ABSTRACT

In Chapter 2, we examined indices by which one can determine the extent of agreement between two or more than two methods of evaluating test subjects, where neither method by itself can be accepted as a standard. The methods being compared may take a variety of forms such as: diagnostic devices, raters or examiners using the same procedure; several independent applications of a given instrument or procedure by one rater. Although the raters may differ, test-retest studies of reliability generally have the same basic design. That is, methods of evaluation are used on one group of subjects at the same time or within an acceptable time interval. The assumption is made that the subject being evaluated does not vary from one method to the other.
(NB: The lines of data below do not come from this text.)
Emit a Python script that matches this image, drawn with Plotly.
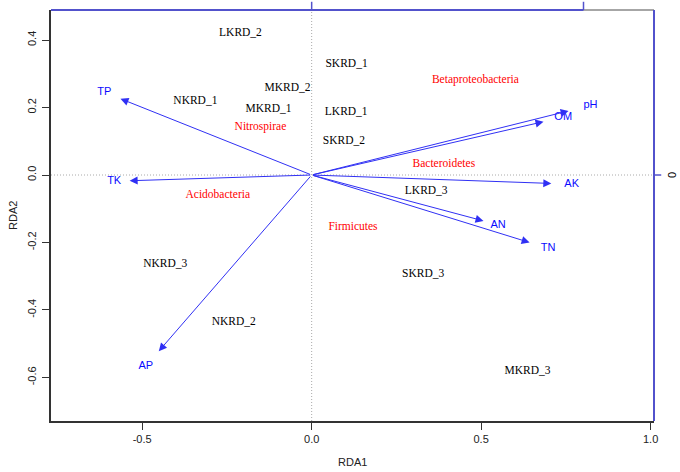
import plotly.graph_objects as go

# Образцы (sites) - координаты RDA1 / RDA2
sites = ['LKRD_2', 'SKRD_1', 'MKRD_2', 'NKRD_1', 'MKRD_1', 'LKRD_1', 'SKRD_2',
         'LKRD_3', 'NKRD_3', 'NKRD_2', 'SKRD_3', 'MKRD_3']
site_x = [-0.210, 0.103, -0.071, -0.343, -0.127, 0.102, 0.095,
          0.338, -0.432, -0.230, 0.329, 0.637]
site_y = [0.421, 0.328, 0.257, 0.219, 0.195, 0.185, 0.100,
          -0.049, -0.264, -0.435, -0.295, -0.581]

# Бактерии (species)
species = ['Betaproteobacteria', 'Nitrospirae', 'Acidobacteria', 'Bacteroidetes', 'Firmicutes']
species_x = [0.483, -0.151, -0.277, 0.390, 0.122]
species_y = [0.281, 0.143, -0.059, 0.032, -0.155]

# Факторы среды (стрелки)
env = ['TP', 'TK', 'AP', 'pH', 'OM', 'AK', 'AN', 'TN']
env_x = [-0.564, -0.537, -0.451, 0.758, 0.684, 0.707, 0.507, 0.643]
env_y = [0.226, -0.017, -0.522, 0.190, 0.158, -0.025, -0.136, -0.200]

x_ticks = [-0.5, 0.0, 0.5, 1.0]
x_tick_text = ['-0.5', '0.0', '0.5', '1.0']
y_ticks = [-0.6, -0.4, -0.2, 0.0, 0.2, 0.4]
y_tick_text = ['-0.6', '-0.4', '-0.2', '0.0', '0.2', '0.4']

label_mul = 1.085
blue = '#0a0aff'
arrow_blue = '#3030f4'
axis_blue = '#5252cc'
serif = 'Liberation Serif, Times New Roman, serif'
sans = 'Liberation Sans, Arial, sans-serif'

fig = go.Figure()

# Подписи образцов
fig.add_trace(go.Scatter(x=site_x, y=site_y, mode='text', text=sites,
                         textfont=dict(family=serif, size=11.5, color='black'),
                         hoverinfo='skip'))
# Подписи бактерий
fig.add_trace(go.Scatter(x=species_x, y=species_y, mode='text', text=species,
                         textfont=dict(family=serif, size=11.5, color='#ff0000'),
                         hoverinfo='skip'))
# Подписи факторов у концов стрелок
fig.add_trace(go.Scatter(x=[v * label_mul for v in env_x], y=[v * label_mul for v in env_y],
                         mode='text', text=env,
                         textfont=dict(family=sans, size=11, color=blue),
                         hoverinfo='skip'))

# Стрелки
for name, ex, ey in zip(env, env_x, env_y):
    fig.add_annotation(x=ex, y=ey, ax=0, ay=0, xref='x', yref='y', axref='x', ayref='y',
                       text='', showarrow=True, arrowhead=2, arrowsize=1.6,
                       arrowwidth=1, arrowcolor=arrow_blue, standoff=0)

# Пунктирные нулевые линии
fig.add_shape(type='line', xref='x', yref='paper', x0=0, x1=0, y0=0, y1=1, layer='below',
              line=dict(color='#aaaaaa', width=1, dash='1px,2px'))
fig.add_shape(type='line', xref='paper', yref='y', x0=0, x1=1, y0=0, y1=0, layer='below',
              line=dict(color='#aaaaaa', width=1, dash='1px,2px'))

# Рамка сверху и справа (вторичные оси)
fig.add_shape(type='line', xref='paper', yref='paper', x0=0, x1=1, y0=1, y1=1,
              line=dict(color='#888888', width=1.5))
fig.add_shape(type='line', xref='paper', yref='paper', x0=0, x1=0.883, y0=1, y1=1,
              line=dict(color=axis_blue, width=2))
fig.add_shape(type='line', xref='paper', yref='paper', x0=1, x1=1, y0=0, y1=1,
              line=dict(color=axis_blue, width=2))
for tx in [0.0, 0.802]:
    fig.add_shape(type='line', xref='x', yref='paper', x0=tx, x1=tx, y0=1, y1=1.02,
                  line=dict(color=axis_blue, width=1.5))
fig.add_shape(type='line', xref='paper', yref='y', x0=1, x1=1.012, y0=0, y1=0,
              line=dict(color=axis_blue, width=1.5))
fig.add_annotation(x=1.03, y=0, xref='paper', yref='y', text='0', showarrow=False,
                   xanchor='center', yanchor='middle', textangle=-90,
                   font=dict(family=sans, size=11, color='black'))

# Подписи осей
fig.add_annotation(x=0.5, y=-0.099, xref='paper', yref='paper', text='RDA1', showarrow=False,
                   xanchor='center', yanchor='middle',
                   font=dict(family=sans, size=11, color='#222222'))
fig.add_annotation(x=-0.064, y=0.5, xref='paper', yref='paper', text='RDA2', showarrow=False,
                   xanchor='center', yanchor='middle', textangle=-90,
                   font=dict(family=sans, size=11, color='#222222'))

fig.update_xaxes(range=[-0.769, 1.010], tickvals=x_ticks, ticktext=x_tick_text,
                 showgrid=False, zeroline=False, showline=True, linecolor='#333333', linewidth=1.5,
                 ticks='outside', ticklen=7, tickcolor='#333333',
                 tickfont=dict(family=sans, size=11, color='#222222'))
fig.update_yaxes(range=[-0.729, 0.489], tickvals=y_ticks, ticktext=y_tick_text,
                 showgrid=False, zeroline=False, showline=True, linecolor='#333333', linewidth=1.5,
                 ticks='outside', ticklen=7, tickcolor='#333333', tickangle=-90,
                 ticklabelstandoff=2,
                 tickfont=dict(family=sans, size=11, color='#222222'))

fig.update_layout(width=680, height=472, showlegend=False,
                  margin=dict(l=51, r=26, t=10, b=51),
                  plot_bgcolor='white', paper_bgcolor='white')

# убираем отступ body, чтобы график стоял в углу окна
fig.write_html('out.html', config={'displayModeBar': False},
               post_script="document.body.style.margin='0px';")
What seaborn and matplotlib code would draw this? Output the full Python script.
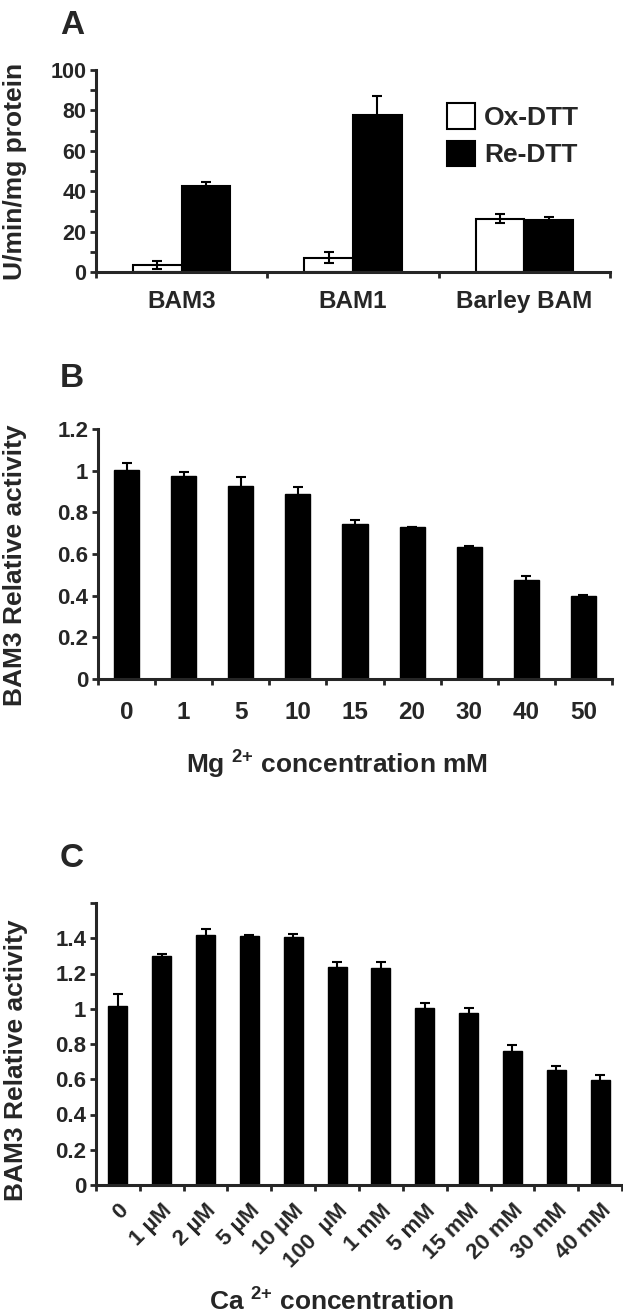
import numpy as np
import pandas as pd
import matplotlib
matplotlib.use("Agg")
import matplotlib.pyplot as plt
from matplotlib.ticker import MultipleLocator
import seaborn as sns

# ------------------------------------------------------
# Data
# ------------------------------------------------------
groups = ["BAM3", "BAM1", "Barley BAM"]
ox_dtt = [3.3, 7.1, 26.3]
ox_err = [2.0, 2.8, 2.2]
re_dtt = [42.6, 77.7, 25.6]
re_err = [2.0, 9.6, 1.5]

mg_labels = ["0", "1", "5", "10", "15", "20", "30", "40", "50"]
mg_activity = [1.005, 0.973, 0.925, 0.888, 0.744, 0.731, 0.634, 0.474, 0.397]
mg_err = [0.032, 0.019, 0.043, 0.035, 0.021, 0.0, 0.003, 0.019, 0.006]

ca_labels = ["0", "1 µM", "2 µM", "5 µM", "10 µM", "100  µM", "1 mM",
             "5 mM", "15 mM", "20 mM", "30 mM", "40 mM"]
ca_activity = [1.015, 1.30, 1.417, 1.411, 1.406, 1.236, 1.23, 1.004,
               0.975, 0.758, 0.653, 0.594]
ca_err = [0.066, 0.011, 0.034, 0.010, 0.017, 0.032, 0.038, 0.026,
          0.029, 0.034, 0.024, 0.029]

# ------------------------------------------------------
# Style
# ------------------------------------------------------
sns.set_style("ticks")
plt.rcParams["font.family"] = ["Liberation Sans", "DejaVu Sans"]
plt.rcParams["font.weight"] = "bold"
plt.rcParams["axes.labelweight"] = "bold"
plt.rcParams["mathtext.fontset"] = "custom"
plt.rcParams["mathtext.bf"] = "Liberation Sans:bold"
plt.rcParams["mathtext.rm"] = "Liberation Sans:bold"

W, H = 623, 1313
fig = plt.figure(figsize=(W / 100, H / 100), dpi=100)


def px_axes(left, top, right, bottom):
    return fig.add_axes([left / W, 1 - bottom / H, (right - left) / W, (bottom - top) / H])


def style_axes(ax, n):
    sns.despine(ax=ax)
    for s in ["left", "bottom"]:
        ax.spines[s].set_linewidth(2.2)
    ax.set_xlim(-0.5, n - 0.5)
    ax.set_xticks(np.arange(-0.5, n), minor=True)
    ax.tick_params(axis="x", which="major", length=0)
    ax.tick_params(axis="x", which="minor", length=4, width=2, direction="out")
    ax.tick_params(axis="y", which="both", length=4, width=2, direction="out", pad=3)
    ax.tick_params(axis="y", labelsize=16)
    ax.set_xlabel("")


def add_errors(ax, bars, errs):
    xs = [b.get_x() + b.get_width() / 2 for b in bars]
    ys = [b.get_height() for b in bars]
    ax.errorbar(xs, ys, yerr=errs, fmt="none", ecolor="black",
                elinewidth=1.5, capsize=3.6, capthick=1.5, zorder=3)


# ------------------------------------------------------
# Panel A
# ------------------------------------------------------
df_a = pd.DataFrame({
    "group": groups * 2,
    "value": ox_dtt + re_dtt,
    "treatment": ["Ox-DTT"] * 3 + ["Re-DTT"] * 3,
})
ax_a = px_axes(96, 70, 610, 272)
sns.barplot(data=df_a, x="group", y="value", hue="treatment",
            palette={"Ox-DTT": "white", "Re-DTT": "black"},
            edgecolor="black", linewidth=1.5, width=0.57, gap=0,
            errorbar=None, ax=ax_a)
add_errors(ax_a, ax_a.containers[0], ox_err)
add_errors(ax_a, ax_a.containers[1], re_err)
style_axes(ax_a, 3)
ax_a.set_ylim(0, 100)
ax_a.set_yticks(np.arange(0, 101, 20))
ax_a.yaxis.set_minor_locator(MultipleLocator(10))
ax_a.tick_params(axis="y", labelsize=15.5)
ax_a.tick_params(axis="x", which="major", pad=13, labelsize=17.5)
ax_a.set_ylabel("U/min/mg protein", fontsize=19)
ax_a.yaxis.set_label_coords(-0.134, 0.5)
handles, labels = ax_a.get_legend_handles_labels()
ax_a.legend(handles, labels, frameon=False, loc="upper left",
            bbox_to_anchor=(0.683, 0.835), borderaxespad=0, borderpad=0,
            fontsize=19, handlelength=1.05, handleheight=1.1,
            handletextpad=0.35, labelspacing=0.4)

# ------------------------------------------------------
# Panel B
# ------------------------------------------------------
ax_b = px_axes(98, 429, 612, 679)
sns.barplot(x=mg_labels, y=mg_activity, color="black", edgecolor="black",
            width=0.44, errorbar=None, ax=ax_b)
add_errors(ax_b, ax_b.containers[0], mg_err)
style_axes(ax_b, len(mg_labels))
ax_b.set_ylim(0, 1.2)
ax_b.set_yticks(np.arange(0, 1.21, 0.2))
ax_b.set_yticklabels(["0", "0.2", "0.4", "0.6", "0.8", "1", "1.2"])
ax_b.tick_params(axis="x", which="major", pad=16, labelsize=17.5)
ax_b.set_ylabel("BAM3 Relative activity", fontsize=19)
ax_b.yaxis.set_label_coords(-0.138, 0.456)
ax_b.set_xlabel(r"Mg $^{2{+}}$ concentration mM", fontsize=19)
ax_b.xaxis.set_label_coords(0.465, -0.272)

# ------------------------------------------------------
# Panel C
# ------------------------------------------------------
ax_c = px_axes(96, 903, 622, 1185)
sns.barplot(x=ca_labels, y=ca_activity, color="black", edgecolor="black",
            width=0.43, errorbar=None, ax=ax_c)
add_errors(ax_c, ax_c.containers[0], ca_err)
style_axes(ax_c, len(ca_labels))
ax_c.set_ylim(0, 1.6)
ax_c.set_yticks(np.arange(0, 1.61, 0.2))
ax_c.set_yticklabels(["0", "0.2", "0.4", "0.6", "0.8", "1", "1.2", "1.4", ""])
ax_c.tick_params(axis="x", which="major", pad=11, labelsize=16)
for lab in ax_c.get_xticklabels():
    lab.set_rotation(45)
    lab.set_ha("right")
    lab.set_rotation_mode("anchor")
ax_c.set_ylabel("BAM3 Relative activity", fontsize=19)
ax_c.yaxis.set_label_coords(-0.129, 0.443)
ax_c.set_xlabel(r"Ca $^{2{+}}$ concentration", fontsize=19)
ax_c.xaxis.set_label_coords(0.447, -0.362)

# panel letters
for letter, top in [("A", 10), ("B", 363), ("C", 843)]:
    fig.text(60 / W, 1 - top / H, letter, fontsize=24, fontweight="bold", va="top")

fig.savefig("out.png", dpi=100)
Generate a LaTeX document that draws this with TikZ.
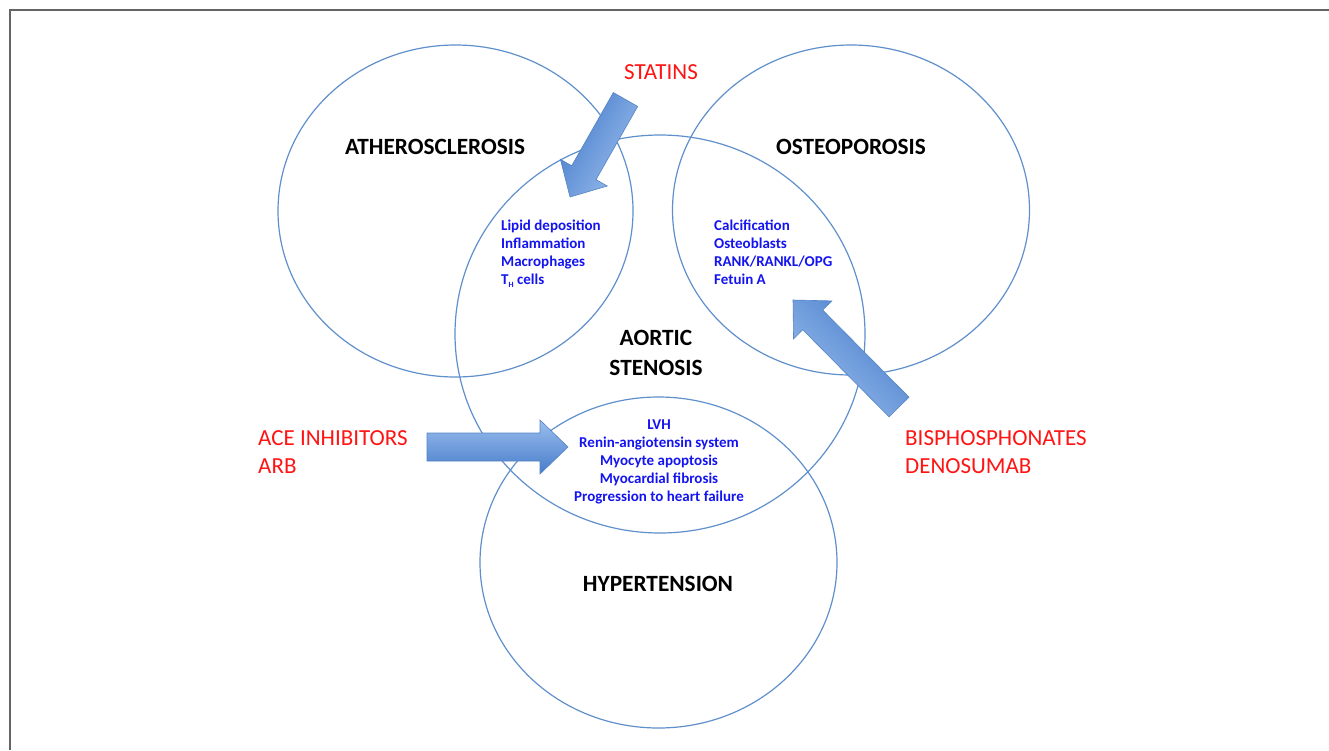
\documentclass[tikz,border=0pt]{standalone}
\usepackage{fontspec}
\setmainfont{Carlito}
\usetikzlibrary{shapes.geometric,calc}
\definecolor{ringblue}{RGB}{96,144,204}
\definecolor{txtblue}{RGB}{20,20,240}
\definecolor{txtred}{RGB}{255,20,20}
\definecolor{arrlight}{RGB}{155,190,238}
\definecolor{arrdark}{RGB}{70,124,202}
\definecolor{arredge}{RGB}{84,132,196}
\definecolor{framegray}{RGB}{100,100,100}
% #1 options, #2 tail coordinate, #3 tip coordinate
\newcommand{\blockarrow}[3]{%
  \coordinate (#3hb) at ($(#3)!28pt!(#2)$);
  \path[#1] ($(#2)!14pt!90:(#3)$) -- ($(#3hb)!14pt!90:(#3)$) -- ($(#3hb)!27pt!90:(#3)$)
    -- (#3) -- ($(#3hb)!27pt!-90:(#3)$) -- ($(#3hb)!14pt!-90:(#3)$)
    -- ($(#2)!14pt!-90:(#3)$) -- cycle;}
\begin{document}
\begin{tikzpicture}[x=1pt,y=-1pt,
  ring/.style={draw=ringblue, line width=1.2pt, ellipse, inner sep=0pt},
  biglabel/.style={font=\fontsize{23.3}{30}\selectfont\bfseries, inner sep=0pt},
  lst/.style={text=txtblue, font=\fontsize{15}{18}\selectfont\bfseries, inner sep=0pt},
  drug/.style={text=txtred, font=\fontsize{23}{28}\selectfont, inner sep=0pt, align=left},
  blockarr/.style={draw=arredge, line width=0.6pt, top color=arrlight, bottom color=arrdark}]
\useasboundingbox (0,0) rectangle (1329,750);
\fill[white] (0,0) rectangle (1329,750);
\draw[framegray, line width=1.5pt] (10,750) -- (10,10) -- (1329,10);

\node[ring, minimum width=355pt, minimum height=332pt] (ath) at (455.5,211) {};
\node[ring, minimum width=357pt, minimum height=330pt] (ost) at (851,210) {};
\node[ring, minimum width=410pt, minimum height=398pt] (aor) at (660,334) {};
\node[ring, minimum width=357pt, minimum height=331pt] (hyp) at (658.5,562.5) {};

\node[biglabel] (athl) at (435,147) {ATHEROSCLEROSIS};
\node[biglabel] (ostl) at (851,147) {OSTEOPOROSIS};
\node[biglabel, align=center] (aorl) at (656,353) {AORTIC\\STENOSIS};
\node[biglabel] (hypl) at (658,584) {HYPERTENSION};

\node[lst, align=left, anchor=north west] (athlist) at (501,220)
  {Lipid deposition\\Inflammation\\Macrophages\\T\raisebox{-0.35ex}{\fontsize{8}{8}\selectfont H} cells};
\node[lst, align=left, anchor=north west] (ostlist) at (714,220)
  {Calcification\\Osteoblasts\\RANK/RANKL/OPG\\Fetuin A};
\node[lst, align=center, anchor=north] (hyplist) at (659,420)
  {LVH\\Renin-angiotensin system\\Myocyte apoptosis\\Myocardial fibrosis\\Progression to heart failure};

\node[drug] (statins) at (661,72) {STATINS};
\node[drug, anchor=north west] (ace) at (258,430.6) {ACE INHIBITORS\\ARB};
\node[drug, anchor=north west] (bis) at (905,430.6) {BISPHOSPHONATES\\DENOSUMAB};

\coordinate (statT) at (625.5,99.5);
\coordinate (statH) at (570,197);
\coordinate (aceT) at (427,447);
\coordinate (aceH) at (568,447);
\coordinate (bisT) at (899,407);
\coordinate (bisH) at (793,300);

\blockarrow{blockarr, shading angle=240}{statT}{statH}
\blockarrow{blockarr, shading angle=0}{aceT}{aceH}
\blockarrow{blockarr, shading angle=135}{bisT}{bisH}
\end{tikzpicture}
\end{document}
The methods and models discussed therefore are applicable to evaluating continuous scale measurements (e.g., blood pressures, glucose level, bacterial counts, etc.). This and the following chapters are devoted to methods of evaluating agreement among several raters for categorical assignments. Here are some examples:

In a methodological study conducted for the U.S. National Health Survey, two different questionnaire forms were administered to the same respondents within a 7 to 10 day interval in an effort to determine the degree of agreement between forms in the elicited response concerning the presence or absence of certain disease condition among respondents. In another study by Westlund and Kurland (1953), two neurologists reviewed the same set of selected medical records of potential multiple sclerosis patients and classified each of the individuals involved into one of four categories ranging from certain to doubtful multiple sclerosis. The purpose here was to determine the extent to which trained neurologists agreed in their diagnosis of multiple sclerosis based on a medical record review.